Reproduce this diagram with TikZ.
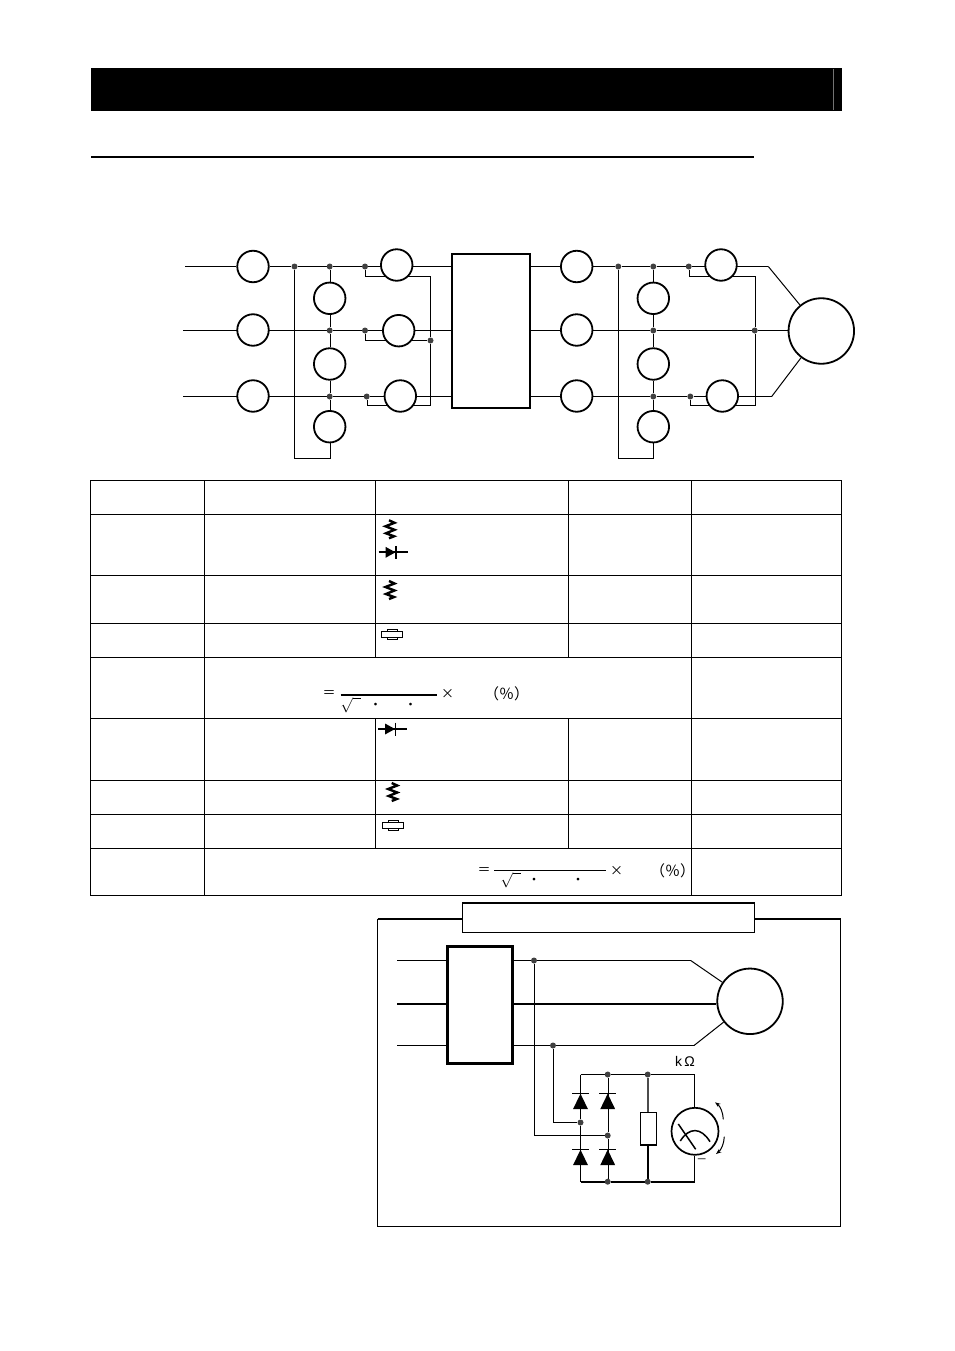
\documentclass[tikz,border=0pt]{standalone}
\usepackage{fontspec}
\setmainfont{Liberation Sans}
\newfontfamily\cjkfont{Noto Sans CJK JP}
\usetikzlibrary{backgrounds,arrows.meta}

\tikzset{
    ring/.style = {circle, draw, fill=white, line width=1.8pt, minimum size=31.5pt, inner sep=0pt},
    motor/.style = {circle, draw, fill=white, line width=1.8pt, minimum size=65.5pt, inner sep=0pt},
    blockbox/.style = {rectangle, draw, fill=white, inner sep=0pt, outer sep=0pt, anchor=north west},
    jdot/.style = {circle, fill=black!75, minimum size=6pt, inner sep=0pt},
    wire/.style = {line width=1.2pt},
    slant/.style = {line width=1pt},
    tblline/.style = {line width=1.25pt},
    mathmark/.style = {font=\cjkfont\fontsize{13pt}{14pt}\selectfont, inner sep=0pt},
    percent/.style = {font=\cjkfont\fontsize{15pt}{16pt}\selectfont, inner sep=0pt},
    varistor/.pic = {
        \draw[line width=2.4pt] (-1,-9) -- (4.5,-6.5) -- (-4.5,-3) -- (4.5,0.5) -- (-4,4) -- (4,7) -- (-1,9);
    },
    hdiode/.pic = {
        \draw[line width=1.9pt] (-14.5,0) -- (14.5,0);
        \fill (-7.5,-5.5) -- (2.5,0) -- (-7.5,5.5) -- cycle;
        \draw[line width=1.7pt] (3,-6.5) -- (3,6.5);
    },
    fusepart/.pic = {
        \draw[line width=1pt] (-5,-5.2) rectangle (5,5.2);
        \draw[line width=1pt, fill=white] (-10.7,-2.7) rectangle (10.7,2.7);
    },
    vdiode/.pic = {
        \fill (-7.5,15.5) -- (0,0) -- (7.5,15.5) -- cycle;
        \draw[line width=1.5pt] (-8.5,0) -- (8.5,0);
    }
}

\begin{document}
\begin{tikzpicture}[x=1pt, y=-1pt]
    \useasboundingbox (0,0) rectangle (954,1351);

    % Header band + rule
    \fill (91,68) rectangle (842,111);
    \draw[black!55, line width=1pt] (833.5,69) -- (833.5,110);
    \draw[line width=2pt] (91,157) -- (754,157);

    % Input side
    \coordinate (inA) at (185,266.5);
    \coordinate (inB) at (183,330.5);
    \coordinate (inC) at (183,396.5);
    \node[ring] (ra) at (253,266.5) {};
    \node[ring] (rb) at (253,330) {};
    \node[ring] (rc) at (253,396) {};
    \node[ring] (sa) at (329.7,298.3) {};
    \node[ring] (sb) at (329.7,364) {};
    \node[ring] (sc) at (329.7,426.7) {};
    \node[ring] (qa) at (396.7,265) {};
    \node[ring] (qb) at (398.7,330.7) {};
    \node[ring] (qc) at (400.3,396) {};
    \node[blockbox, line width=1.8pt, minimum width=78.3pt, minimum height=154pt] (conv) at (452,254) {};
    \node[jdot] (ja) at (294.5,266.5) {};
    \node[jdot] (jb) at (329.7,266.5) {};
    \node[jdot] (jc) at (365,266.5) {};
    \node[jdot] (jd) at (329.7,330.5) {};
    \node[jdot] (je) at (365,330.5) {};
    \node[jdot] (jf) at (329.7,396.5) {};
    \node[jdot] (jg) at (366.7,396.5) {};
    \node[jdot] (jh) at (430.5,340.5) {};
    \coordinate (ca) at (329.7,458.5);
    \coordinate (cb) at (365,276.5);
    \coordinate (cc) at (430.5,276.5);
    \coordinate (cd) at (430.5,405.5);
    \coordinate (ce) at (366.7,405.5);
    \coordinate (cf) at (365,340.5);

    % Output side
    \node[ring] (ua) at (576.7,266.5) {};
    \node[ring] (ub) at (576.7,330) {};
    \node[ring] (uc) at (576.7,396) {};
    \node[ring] (va) at (653.3,298.3) {};
    \node[ring] (vb) at (653.3,364) {};
    \node[ring] (vc) at (653.3,426.7) {};
    \node[ring] (wa) at (721,265) {};
    \node[ring] (wc) at (722.3,396) {};
    \node[motor] (mot) at (821.3,331) {};
    \node[jdot] (ka) at (618.3,266.5) {};
    \node[jdot] (kb) at (653.3,266.5) {};
    \node[jdot] (kc) at (688.7,266.5) {};
    \node[jdot] (kd) at (653.3,330.5) {};
    \node[jdot] (ke) at (653.3,396.5) {};
    \node[jdot] (kf) at (690.3,396.5) {};
    \node[jdot] (kg) at (754.7,330.5) {};
    \coordinate (da) at (653.3,458.5);
    \coordinate (db) at (688.7,276.5);
    \coordinate (dc) at (754.7,276.5);
    \coordinate (dd) at (754.7,405.5);
    \coordinate (de) at (690.3,405.5);
    \coordinate (df) at (768.3,266.5);
    \coordinate (dg) at (771.7,396.5);

    % Wiring of the upper circuit
    \begin{scope}[on background layer, wire]
        \draw (inA) -- (ra) -- (ja) -- (jb) -- (jc) -- (conv.west |- jc);
        \draw (inB) -- (jd) -- (je) -- (conv.west |- je);
        \draw (inC) -- (jf) -- (jg) -- (conv.west |- jg);
        \draw (jb) -- (sa) -- (jd) -- (sb) -- (jf) -- (sc) -- (ca) -| (ja);
        \draw (jc) -- (cb) -- (cc) -- (jh) -- (cd) -- (ce) -- (jg);
        \draw (je) -- (cf) -- (jh);
        \draw (conv.east |- ja) -- (ka) -- (kb) -- (kc) -- (df);
        \draw[slant] (df) -- (mot);
        \draw (conv.east |- jd) -- (kd) -- (kg) -- (mot.west |- kg);
        \draw (conv.east |- jf) -- (ke) -- (kf) -- (dg);
        \draw[slant] (dg) -- (mot);
        \draw (kb) -- (va) -- (kd) -- (vb) -- (ke) -- (vc) -- (da) -| (ka);
        \draw (kc) -- (db) -- (dc) -- (kg) -- (dd) -- (de) -- (kf);
    \end{scope}

    % Table
    \draw[tblline] (90.5,480.5) rectangle (841.5,895.5);
    \draw[tblline] (90.5,514.5) -- (841.5,514.5);
    \draw[tblline] (90.5,575.5) -- (841.5,575.5);
    \draw[tblline] (90.5,623.5) -- (841.5,623.5);
    \draw[tblline] (90.5,657.5) -- (841.5,657.5);
    \draw[tblline] (90.5,718.5) -- (841.5,718.5);
    \draw[tblline] (90.5,780.5) -- (841.5,780.5);
    \draw[tblline] (90.5,814.5) -- (841.5,814.5);
    \draw[tblline] (90.5,848.5) -- (841.5,848.5);
    \draw[tblline] (204.5,480.5) -- (204.5,895.5);
    \draw[tblline] (691.5,480.5) -- (691.5,895.5);
    \draw[tblline] (375.5,480.5) -- (375.5,657.5);
    \draw[tblline] (375.5,718.5) -- (375.5,848.5);
    \draw[tblline] (568.5,480.5) -- (568.5,657.5);
    \draw[tblline] (568.5,718.5) -- (568.5,848.5);

    % Table symbols
    \pic at (390,529.3) {varistor};
    \pic at (393,552.3) {hdiode};
    \pic at (390,590) {varistor};
    \pic at (392,634.3) {fusepart};
    \pic at (392.5,729) {hdiode};
    \pic at (392.7,792) {varistor};
    \pic at (393.2,825.3) {fusepart};

    % Formulas
    \node[mathmark] (eqa) at (329,694) {＝};
    \node[mathmark] (xa) at (447.7,694) {×};
    \node[percent] (pa) at (506.7,694) {（％）};
    \node[scale=1.5] (ra2) at (350.7,705.5) {$\sqrt{\phantom{3}}$};
    \node[mathmark] (da1) at (375.7,706.7) {・};
    \node[mathmark] (da2) at (410.7,706.7) {・};
    \draw[line width=2pt] (340.7,694.7) -- (437.3,694.7);
    \node[mathmark] (eqb) at (484,871) {＝};
    \node[mathmark] (xb) at (616.7,871) {×};
    \node[percent] (pb) at (672.7,871) {（％）};
    \node[scale=1.5] (rb2) at (510.7,880.5) {$\sqrt{\phantom{3}}$};
    \node[mathmark] (db1) at (534,881.7) {・};
    \node[mathmark] (db2) at (578,881.7) {・};
    \draw[line width=1.2pt] (494.3,870.5) -- (605.7,870.5);

    % Test panel
    \draw[wire] (377.5,918.8) -- (377.5,1226.5) -- (840.5,1226.5) -- (840.5,918.8);
    \draw[line width=1.8pt] (377.5,918.8) -- (840.5,918.8);
    \node[blockbox, line width=1.1pt, minimum width=292.4pt, minimum height=29.3pt] (title) at (462.3,903) {};
    \draw[line width=1.8pt] (title.north west) -- (title.north east);

    % Panel circuit
    \coordinate (pinA) at (397,960.5);
    \coordinate (pinB) at (397,1004);
    \coordinate (pinC) at (397,1045.5);
    \coordinate (pkA) at (690.7,960.5);
    \coordinate (pkC) at (694,1045.5);
    \node[blockbox, line width=2.5pt, minimum width=65pt, minimum height=117pt] (inv) at (447.3,946.3) {};
    \node[motor] (pm) at (750,1001.3) {};
    \node[jdot] (na) at (534,960.5) {};
    \node[jdot] (nb) at (553,1045.5) {};
    \node[jdot] (nc) at (580.5,1122.5) {};
    \node[jdot] (nd) at (607.7,1135.5) {};
    \node[jdot] (ne) at (607.7,1074.5) {};
    \node[jdot] (nf) at (647.7,1074.5) {};
    \node[jdot] (ng) at (607.7,1181.7) {};
    \node[jdot] (nh) at (647.7,1181.7) {};
    \coordinate (tl) at (580.5,1074.5);
    \coordinate (tr) at (694.5,1074.5);
    \coordinate (bl) at (580.5,1181.7);
    \coordinate (br) at (694.5,1181.7);
    \node[blockbox, line width=1.5pt, minimum width=16pt, minimum height=32.3pt] (res) at (640.7,1112.7) {};
    \node[ring, line width=1.7pt, minimum size=47pt] (meter) at (695,1131.3) {};
    \node[inner sep=0pt, font=\fontsize{14pt}{15pt}\selectfont] (kohm) at (685,1061.3) {k\,Ω};
    \node[black!65, inner sep=0pt, font=\fontsize{16pt}{17pt}\selectfont] (minus) at (701.7,1161.5) {−};

    \begin{scope}[on background layer, wire]
        \draw (pinA) -- (inv.west |- pinA);
        \draw[line width=2pt] (pinB) -- (inv.west |- pinB);
        \draw (pinC) -- (inv.west |- pinC);
        \draw (inv.east |- na) -- (na) -- (pkA);
        \draw[slant] (pkA) -- (pm);
        \draw[line width=2pt] (inv.east |- pinB) -- (pm.west |- pinB);
        \draw (inv.east |- nb) -- (nb) -- (pkC);
        \draw[slant] (pkC) -- (pm);
        \draw (na) |- (nd);
        \draw (nb) |- (nc);
        \draw (tl) -- (nc) -- (bl);
        \draw (ne) -- (nd) -- (ng);
        \draw (tl) -- (ne) -- (nf) -- (tr) -- (tr |- meter.north);
        \draw[line width=2pt] (bl) -- (ng) -- (nh) -- (br);
        \draw (br) -- (br |- meter.south);
        \draw[black!70, line width=1.7pt] (nf) -- (nf |- res.north);
        \draw[line width=1.7pt] (nf |- res.south) -- (nh);
    \end{scope}

    % Bridge diodes
    \pic at (580.5,1093.7) {vdiode};
    \pic at (607.7,1093.7) {vdiode};
    \pic at (580.5,1149.7) {vdiode};
    \pic at (607.7,1149.7) {vdiode};

    % Meter needle + arrows
    \draw[line width=1.5pt] (678.3,1124) -- (695.7,1149.3);
    \draw[line width=1.5pt] (680.3,1141) .. controls (689,1127) and (701,1127) .. (710,1141.7);
    \draw[-{Stealth[length=5.5pt]}, line width=1pt] (723.3,1119.3) .. controls (723,1112) and (720,1106) .. (715,1102.3);
    \draw[-{Stealth[length=5.5pt]}, line width=1pt] (724.3,1136.7) .. controls (724,1144) and (721,1150) .. (716,1154);

\end{tikzpicture}
\end{document}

#####

**Problem details:** Write out, word for word, the lines from the start of the data through the one holding "(91,157) -- (754,157);". Omit pictures.

**Output of the task:**
Reproduce this diagram with TikZ.
\documentclass[tikz,border=0pt]{standalone}
\usepackage{fontspec}
\setmainfont{Liberation Sans}
\newfontfamily\cjkfont{Noto Sans CJK JP}
\usetikzlibrary{backgrounds,arrows.meta}

\tikzset{
    ring/.style = {circle, draw, fill=white, line width=1.8pt, minimum size=31.5pt, inner sep=0pt},
    motor/.style = {circle, draw, fill=white, line width=1.8pt, minimum size=65.5pt, inner sep=0pt},
    blockbox/.style = {rectangle, draw, fill=white, inner sep=0pt, outer sep=0pt, anchor=north west},
    jdot/.style = {circle, fill=black!75, minimum size=6pt, inner sep=0pt},
    wire/.style = {line width=1.2pt},
    slant/.style = {line width=1pt},
    tblline/.style = {line width=1.25pt},
    mathmark/.style = {font=\cjkfont\fontsize{13pt}{14pt}\selectfont, inner sep=0pt},
    percent/.style = {font=\cjkfont\fontsize{15pt}{16pt}\selectfont, inner sep=0pt},
    varistor/.pic = {
        \draw[line width=2.4pt] (-1,-9) -- (4.5,-6.5) -- (-4.5,-3) -- (4.5,0.5) -- (-4,4) -- (4,7) -- (-1,9);
    },
    hdiode/.pic = {
        \draw[line width=1.9pt] (-14.5,0) -- (14.5,0);
        \fill (-7.5,-5.5) -- (2.5,0) -- (-7.5,5.5) -- cycle;
        \draw[line width=1.7pt] (3,-6.5) -- (3,6.5);
    },
    fusepart/.pic = {
        \draw[line width=1pt] (-5,-5.2) rectangle (5,5.2);
        \draw[line width=1pt, fill=white] (-10.7,-2.7) rectangle (10.7,2.7);
    },
    vdiode/.pic = {
        \fill (-7.5,15.5) -- (0,0) -- (7.5,15.5) -- cycle;
        \draw[line width=1.5pt] (-8.5,0) -- (8.5,0);
    }
}

\begin{document}
\begin{tikzpicture}[x=1pt, y=-1pt]
    \useasboundingbox (0,0) rectangle (954,1351);

    % Header band + rule
    \fill (91,68) rectangle (842,111);
    \draw[black!55, line width=1pt] (833.5,69) -- (833.5,110);
    \draw[line width=2pt] (91,157) -- (754,157);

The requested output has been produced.